This school year my students are embarking on a new PBL experience designed by National Geographic called a Geo-Inquiry, which I described in this post. The goal of any Geo-Inquiry is to have students use a geographic perspective to analyze how human and natural systems interact, so they can take action to make it a better place.
Our Geo-Inquiry Question (the equivalent of a driving question) is: How can we make water more accessible in our community and reduce plastic waste in our schools and parks?
The final “product” students will create—and the Geo-Inquiry action they will take—is a presentation to our school board and city council where they will offer their findings and conclusions on how we can make drinking water more accessible to students and residents in our community. Another public product students will create is a documentary film about the process they went through and the learning they acquired. This is a team product that will require students to collaborate in the research and writing of a script.
Question: How can we as educators facilitate high quality collaboration amongst our students?
Answer: Google Slides.
By December, we had generated eight Need-to-Know questions. From a filmmaking perspective, these seem like logical “chapters” in a film. Teams of four students select one Need-to-Know that appeals to them most, research it, read about it, and write a script connecting that question to the process of the Geo-Inquiry.
This is a complex project. It’s important to identify misperceptions early on rather than wait until a team of students has spent three or four weeks writing a one or two page script that’s riddled with inaccuracies or fails to flow into the next portion of the film.
To facilitate high quality research, I created a Google Slide deck, which you can view by clicking here.
Each slide contains a page with a Need-to-Know question and a table. The first column is where students can generate smaller questions to help answer that larger Need-to-Know. The next column is where they can jot down search terms or phrases. The third column is where students can curate URLs of websites they’ve found that might help them answer that Need-to-Know.
The table is a formative assessment moment for me. When I meet with a team, I can observe student thinking in the form of questions they’re asking (or failing to ask). I can gauge how effectively students are searching the web by the search terms or phrases they’re using.
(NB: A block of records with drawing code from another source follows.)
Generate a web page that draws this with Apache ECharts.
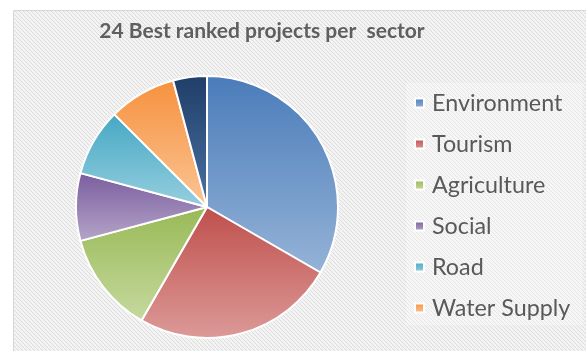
<!DOCTYPE html>
<html>
<head>
<meta charset="utf-8">
<script src="https://cdn.jsdelivr.net/npm/echarts@6/dist/echarts.min.js"></script>
<style>
  html, body { margin: 0; padding: 0; background: #ffffff; }
  #chart { width: 586px; height: 351px; }
</style>
</head>
<body>
<div id="chart"></div>
<script>
// Project counts per sector (24 projects in total)
const sectors = ['Environment', 'Tourism', 'Agriculture', 'Social', 'Road', 'Water Supply', 'Other'];
const projectCounts = [8, 6, 3, 2, 2, 2, 1];
const legendSectors = ['Environment', 'Tourism', 'Agriculture', 'Social', 'Road', 'Water Supply'];
const titleText = '24 Best ranked projects per  sector';

// Top/bottom shades for each slice's vertical gradient
const topShades = ['#4a7cba', '#bf4f4c', '#98b955', '#7a5d9e', '#45a8c3', '#f6913e', '#1f3e68'];
const bottomShades = ['#95b3d7', '#dc9a98', '#c6d99f', '#b5a5c9', '#97cfdf', '#fbc595', '#4b72a3'];

// Diagonal hatch used for the chart panel
function hatchPattern() {
  const c = document.createElement('canvas');
  c.width = 4; c.height = 4;
  const g = c.getContext('2d');
  g.fillStyle = '#f3f3f3';
  g.fillRect(0, 0, 4, 4);
  g.fillStyle = '#dcdcdc';
  for (let i = 0; i < 4; i++) g.fillRect(i, i, 1, 1);
  return c;
}

const chart = echarts.init(document.getElementById('chart'), null, { renderer: 'canvas' });

const pieData = sectors.map((name, i) => ({
  name: name,
  value: projectCounts[i],
  itemStyle: {
    color: new echarts.graphic.LinearGradient(0, 0, 0, 1, [
      { offset: 0, color: topShades[i] },
      { offset: 1, color: bottomShades[i] }
    ])
  }
}));

chart.setOption({
  animation: false,
  backgroundColor: '#ffffff',
  graphic: [
    {
      type: 'rect',
      z: -10,
      shape: { x: 13.5, y: 10.5, width: 600, height: 360 },
      style: { fill: { image: hatchPattern(), repeat: 'repeat' }, stroke: '#d6d6d6', lineWidth: 1 }
    },
    {
      type: 'rect',
      z: -9,
      shape: { x: 406, y: 83, width: 177, height: 242 },
      style: { fill: 'rgba(255,255,255,0.3)' }
    }
  ],
  title: {
    text: titleText,
    left: 257,
    top: 16,
    textAlign: 'center',
    textStyle: {
      fontFamily: 'Lato',
      fontWeight: 'bold',
      fontSize: 21,
      color: '#5f5f5f'
    }
  },
  legend: {
    orient: 'vertical',
    left: 414,
    top: 91,
    padding: 0,
    data: legendSectors,
    icon: 'rect',
    itemWidth: 9,
    itemHeight: 9,
    itemGap: 17,
    selectedMode: false,
    textStyle: {
      fontFamily: 'Lato',
      fontSize: 23.3,
      color: '#595959',
      lineHeight: 24,
      padding: [0, 0, 0, 3]
    }
  },
  series: [{
    type: 'pie',
    center: [207, 207],
    radius: 131,
    startAngle: 90,
    clockwise: true,
    label: { show: false },
    labelLine: { show: false },
    emphasis: { disabled: true },
    itemStyle: { borderColor: '#ffffff', borderWidth: 2 },
    data: pieData
  }]
});
</script>
</body>
</html>
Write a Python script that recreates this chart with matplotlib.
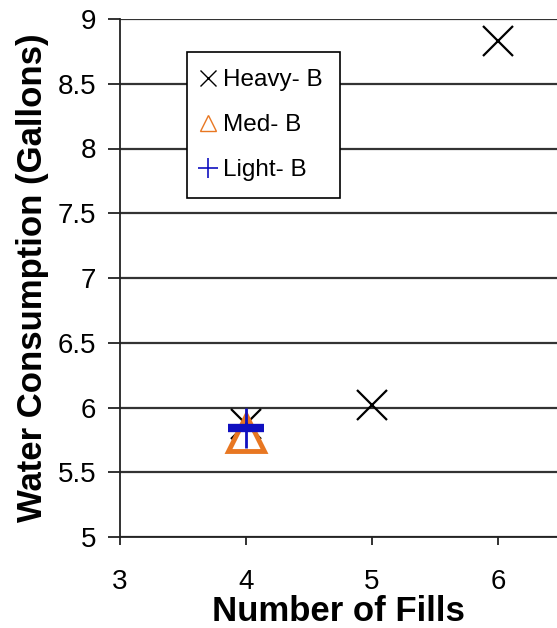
import matplotlib
matplotlib.use('Agg')
import matplotlib.pyplot as plt
from matplotlib.lines import Line2D

plt.rcParams['font.family'] = ['Liberation Sans', 'DejaVu Sans']

# data
heavy_x = [4, 5, 6]
heavy_y = [5.87, 6.02, 8.83]
med_x = [4]
med_y = [5.80]
light_x = [4]
light_y = [5.84]

x_ticks = [3, 4, 5, 6]
y_ticks = [5, 5.5, 6, 6.5, 7, 7.5, 8, 8.5, 9]

orange = '#E87722'
blue = '#1010C0'

W, H = 557, 628
fig = plt.figure(figsize=(W / 100, H / 100), dpi=100)
ax = fig.add_axes([120 / W, 1 - 537 / H, 1 - 120 / W, (537 - 19) / H])

ax.set_xlim(3, 3 + (W - 120) / 126)
ax.set_ylim(5, 9)
ax.set_xticks(x_ticks)
ax.set_yticks(y_ticks)
ax.set_yticklabels(['5', '5.5', '6', '6.5', '7', '7.5', '8', '8.5', '9'])
ax.yaxis.grid(True, color='#333333', linewidth=1.6)
ax.set_axisbelow(True)

for s in ['top', 'right']:
    ax.spines[s].set_visible(False)
for s in ['left', 'bottom']:
    ax.spines[s].set_color('#222222')
    ax.spines[s].set_linewidth(1.3)

ax.tick_params(axis='both', labelsize=20, width=1.3, color='#222222')
ax.tick_params(axis='x', length=6, pad=17)
ax.tick_params(axis='y', length=9, pad=8)

ax.plot(heavy_x, heavy_y, linestyle='none', marker='x', markersize=22,
        markeredgewidth=1.6, color='black', zorder=3, clip_on=False)
ax.plot(med_x, med_y, linestyle='none', marker='^', markersize=26,
        markerfacecolor='none', markeredgecolor=orange, markeredgewidth=3.5, zorder=4)
ax.plot(light_x, light_y, linestyle='none', marker='_', markersize=26,
        markeredgewidth=6, color=blue, zorder=5)
ax.plot(light_x, light_y, linestyle='none', marker='|', markersize=29,
        markeredgewidth=2, color=blue, zorder=6)

ax.set_xlabel('Number of Fills', fontsize=25, fontweight='bold', labelpad=0)
ax.set_ylabel('Water Consumption (Gallons)', fontsize=25, fontweight='bold', labelpad=6)

handles = [
    Line2D([], [], linestyle='none', marker='x', markersize=12, markeredgewidth=1, color='black'),
    Line2D([], [], linestyle='none', marker='^', markersize=12, markerfacecolor='none',
           markeredgecolor=orange, markeredgewidth=1),
    Line2D([], [], linestyle='none', marker='+', markersize=14, markeredgewidth=1.2, color=blue),
]
leg = fig.legend(handles, ['Heavy- B', 'Med- B', 'Light- B'],
                 loc='upper left', bbox_to_anchor=(187 / W, 1 - 52 / H),
                 bbox_transform=fig.transFigure, borderaxespad=0,
                 fontsize=17.5, frameon=True, fancybox=False, framealpha=1,
                 edgecolor='black', handlelength=0.3, handletextpad=0.5,
                 labelspacing=0.95, borderpad=0.7)
leg.get_frame().set_linewidth(1.2)

fig.savefig('out.png', dpi=100)
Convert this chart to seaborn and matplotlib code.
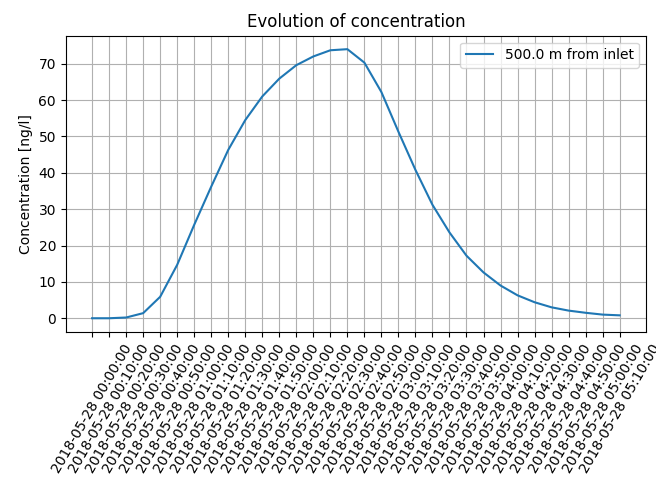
import matplotlib
matplotlib.use("Agg")
import matplotlib.pyplot as plt
import matplotlib.dates as mdates
import numpy as np
import pandas as pd
import seaborn as sns

times = pd.date_range("2018-05-28 00:00:00", periods=32, freq="10min")
concentration = [0.0, 0.0, 0.2, 1.4, 5.9, 14.7, 25.7, 36.2, 46.3, 54.5,
                 61.0, 65.9, 69.6, 72.0, 73.7, 74.0, 70.3, 62.2, 51.3, 40.8,
                 31.2, 23.6, 17.2, 12.6, 9.0, 6.3, 4.4, 3.0, 2.1, 1.5,
                 1.0, 0.8]
series_label = "500.0 m from inlet"

df = pd.DataFrame({"time": times, "conc": concentration})

plt.rcdefaults()
fig = plt.figure(figsize=(6.56, 4.86), dpi=100)
ax = fig.add_axes([0.1002, 0.3175, 0.9848 - 0.1002, 0.9265 - 0.3175])
sns.lineplot(data=df, x="time", y="conc", ax=ax, color="#1f77b4", label=series_label)
ax.set_xticks(times)
ax.xaxis.set_major_formatter(mdates.DateFormatter("%Y-%m-%d %H:%M:%S"))
plt.setp(ax.get_xticklabels(), rotation=60)
ax.grid(True)
ax.set_title("Evolution of concentration")
ax.set_ylabel("Concentration [ng/l]")
ax.set_xlabel("")
ax.legend(loc="upper right")
fig.savefig("out.png", dpi=100)
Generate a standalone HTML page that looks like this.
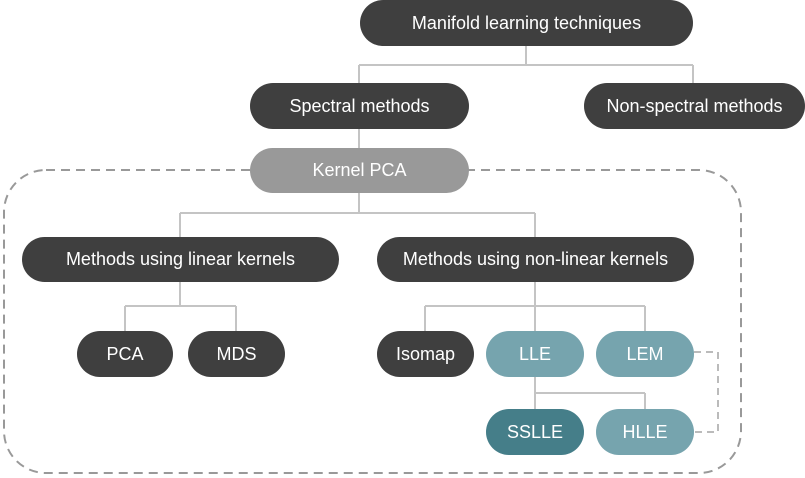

And the list of URLs is a chance for students and I to discuss how effectively they’re evaluating websites.
If you look closely, you can see a link and drop down arrow in the top right corner of the slide. That allows students to open a second slide deck, which you can view by clicking here. This second deck is where students will type the script for their portion of the documentary film.
Scaffolding for Collaborative Writing
Over the years I’ve learned that an 8.5” x 11” page using size 12 font and double-spaced is equivalent to about one minute of film. The expectation is for each team to create a one or two page script addressing their Need-to-Know.
One benefit of having everyone writing in a single slide deck: students can smoothly transition from one element of the film to the next by scrolling up or down to coordinate with the team above or below them in the sequence of the film.
Another benefit is we have an eight-part script in one, central place. It can’t get lost on a flash drive or forgotten at home, and it’s shared by all students all the time so that a student could even work on it at home when sick or while away traveling.
When people think of Google Slides, they often view it as a presentation tool. But why not reconfigure that perspective and that page to an 8.5” x 11” dimension and try using Google Slides as a collaborative writing tool instead?